Rolfe Sokol is a musician who plays and teaches music as a means of communicating for deep humanistic purposes. His training and his life in music have given him a unique outlook on music and its place in the world.
Through his teachers, Rolfe has a strong connection to an earlier era of music-making, where music was seen as a form of spiritual and individual searching. Eric Rosenblith, one of Rolfe’s important teachers, studied violin with such legendaries as Carl Flesch, Jacque Thibaud, and Bronislav Hubermann, and learned chamber music from figures such as Georges Enescu.
These early 20th-century musicians had an outlook on the meaning of violin playing that featured a quest for individual identity and meaning. Flesch, for instance, used the metaphor of a prism to represent the role of the musician in the creative process: the musician must filter the light of the composition through his / her soul and emotional disposition to create the refraction that will be unique from person to person. In a stylistic sense, that era was characterized by players seeking to be distinctly individual.
Rolfe has a sensibility about the connections between music and the individual’s life that is more similar to the aesthetic of an earlier era of great musicians than to today’s musical priorities.
At the same time, Rolfe’s training as a world-class violinist, studying with Elmar Oliveira and other violinists, gives him an authoritative command of string technique and a wide-ranging perspective on the variations of technical approaches to the instrument.
My lessons with Rolfe over the years, both when I was a high school student, and in recent years, have always been unusual by the standards of a typical violin lesson. It would not be unusual for us in the course of three or four hours, for instance, to watch a film about an important musician, to discuss Rolfe’s thoughts about people who have made deep commitments to humanity, and to listen to a particular recording, all before opening the violin case.
Then, in the course of working through a piece of music, it wouldn’t be unusual for our discussions to range from events in my personal life, to a technical detail of how to play a half-step, to how a particular phrase might in fact conjure the despair of a prisoner in a totalitarian labor camp.

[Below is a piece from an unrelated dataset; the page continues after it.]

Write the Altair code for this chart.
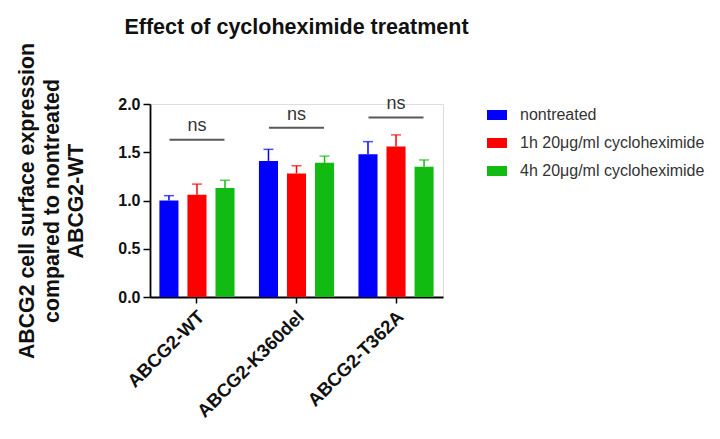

I find Rolfe to be an exceptional and unusual musician, and I think he has a tremendous amount to offer to both musicians early in their careers and to accomplished professionals. I have great hopes for how this residency opportunity will allow many musicians to experience Rolfe’s approach, and also what that influence may mean for their lives in music afterward.
For me, Rolfe’s influence has led me to a career that combines musicianship and public service in a way that incorporates service to underprivileged communities. Whether or not other musicians go on to literally engage in public service through their musicianship, I think Rolfe’s spirit of serving humanity through music is one that could be impactful in many contexts.
The combination of Rolfe’s influence and the atmosphere of the Saltonstall Arts Colony will, I think, be inspiring and renewing for the musicians who come for this retreat.